WHAT YOU HAVE TO DO => Drop the images; return everything else in the listing below exactly.

GIVEN DATA =>
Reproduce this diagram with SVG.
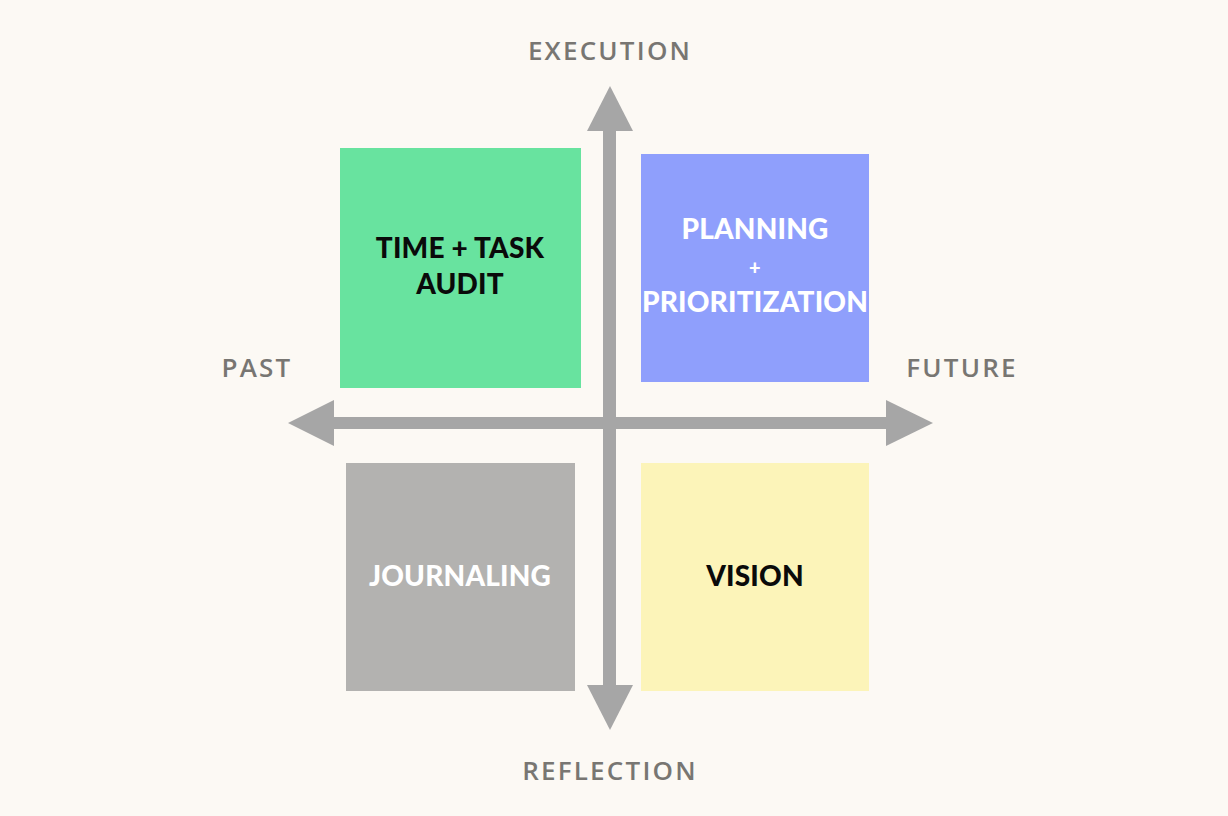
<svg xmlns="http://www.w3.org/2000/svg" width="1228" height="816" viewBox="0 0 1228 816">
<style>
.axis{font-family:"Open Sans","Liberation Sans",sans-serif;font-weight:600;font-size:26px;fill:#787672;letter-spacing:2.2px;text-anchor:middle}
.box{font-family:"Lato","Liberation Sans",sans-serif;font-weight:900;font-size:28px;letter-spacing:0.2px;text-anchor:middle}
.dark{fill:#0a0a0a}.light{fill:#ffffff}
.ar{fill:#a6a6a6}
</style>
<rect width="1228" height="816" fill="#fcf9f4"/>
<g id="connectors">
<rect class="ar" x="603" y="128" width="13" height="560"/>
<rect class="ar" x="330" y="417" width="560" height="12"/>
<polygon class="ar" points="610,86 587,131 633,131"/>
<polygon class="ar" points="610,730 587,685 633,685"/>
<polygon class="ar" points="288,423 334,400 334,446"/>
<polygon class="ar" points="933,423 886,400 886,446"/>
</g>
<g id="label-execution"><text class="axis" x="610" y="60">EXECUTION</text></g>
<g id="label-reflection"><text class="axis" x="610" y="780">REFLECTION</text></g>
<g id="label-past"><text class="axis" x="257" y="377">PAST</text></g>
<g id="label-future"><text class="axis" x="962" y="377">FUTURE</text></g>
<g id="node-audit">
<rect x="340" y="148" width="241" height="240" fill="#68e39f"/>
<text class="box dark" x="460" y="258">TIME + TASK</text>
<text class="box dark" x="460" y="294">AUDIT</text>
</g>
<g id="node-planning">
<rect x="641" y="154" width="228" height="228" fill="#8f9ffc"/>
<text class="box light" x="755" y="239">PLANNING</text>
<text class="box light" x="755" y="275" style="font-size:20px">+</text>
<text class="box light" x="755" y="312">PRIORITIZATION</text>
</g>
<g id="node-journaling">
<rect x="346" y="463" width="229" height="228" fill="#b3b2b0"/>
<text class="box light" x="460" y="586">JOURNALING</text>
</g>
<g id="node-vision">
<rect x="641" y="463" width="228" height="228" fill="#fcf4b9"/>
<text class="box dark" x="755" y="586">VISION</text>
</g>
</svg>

TASK RESULT =>
Reproduce this diagram with SVG.
<svg xmlns="http://www.w3.org/2000/svg" width="1228" height="816" viewBox="0 0 1228 816">
<style>
.axis{font-family:"Open Sans","Liberation Sans",sans-serif;font-weight:600;font-size:26px;fill:#787672;letter-spacing:2.2px;text-anchor:middle}
.box{font-family:"Lato","Liberation Sans",sans-serif;font-weight:900;font-size:28px;letter-spacing:0.2px;text-anchor:middle}
.dark{fill:#0a0a0a}.light{fill:#ffffff}
.ar{fill:#a6a6a6}
</style>
<rect width="1228" height="816" fill="#fcf9f4"/>
<g id="connectors">
<rect class="ar" x="603" y="128" width="13" height="560"/>
<rect class="ar" x="330" y="417" width="560" height="12"/>
<polygon class="ar" points="610,86 587,131 633,131"/>
<polygon class="ar" points="610,730 587,685 633,685"/>
<polygon class="ar" points="288,423 334,400 334,446"/>
<polygon class="ar" points="933,423 886,400 886,446"/>
</g>
<g id="label-execution"><text class="axis" x="610" y="60">EXECUTION</text></g>
<g id="label-reflection"><text class="axis" x="610" y="780">REFLECTION</text></g>
<g id="label-past"><text class="axis" x="257" y="377">PAST</text></g>
<g id="label-future"><text class="axis" x="962" y="377">FUTURE</text></g>
<g id="node-audit">
<rect x="340" y="148" width="241" height="240" fill="#68e39f"/>
<text class="box dark" x="460" y="258">TIME + TASK</text>
<text class="box dark" x="460" y="294">AUDIT</text>
</g>
<g id="node-planning">
<rect x="641" y="154" width="228" height="228" fill="#8f9ffc"/>
<text class="box light" x="755" y="239">PLANNING</text>
<text class="box light" x="755" y="275" style="font-size:20px">+</text>
<text class="box light" x="755" y="312">PRIORITIZATION</text>
</g>
<g id="node-journaling">
<rect x="346" y="463" width="229" height="228" fill="#b3b2b0"/>
<text class="box light" x="460" y="586">JOURNALING</text>
</g>
<g id="node-vision">
<rect x="641" y="463" width="228" height="228" fill="#fcf4b9"/>
<text class="box dark" x="755" y="586">VISION</text>
</g>
</svg>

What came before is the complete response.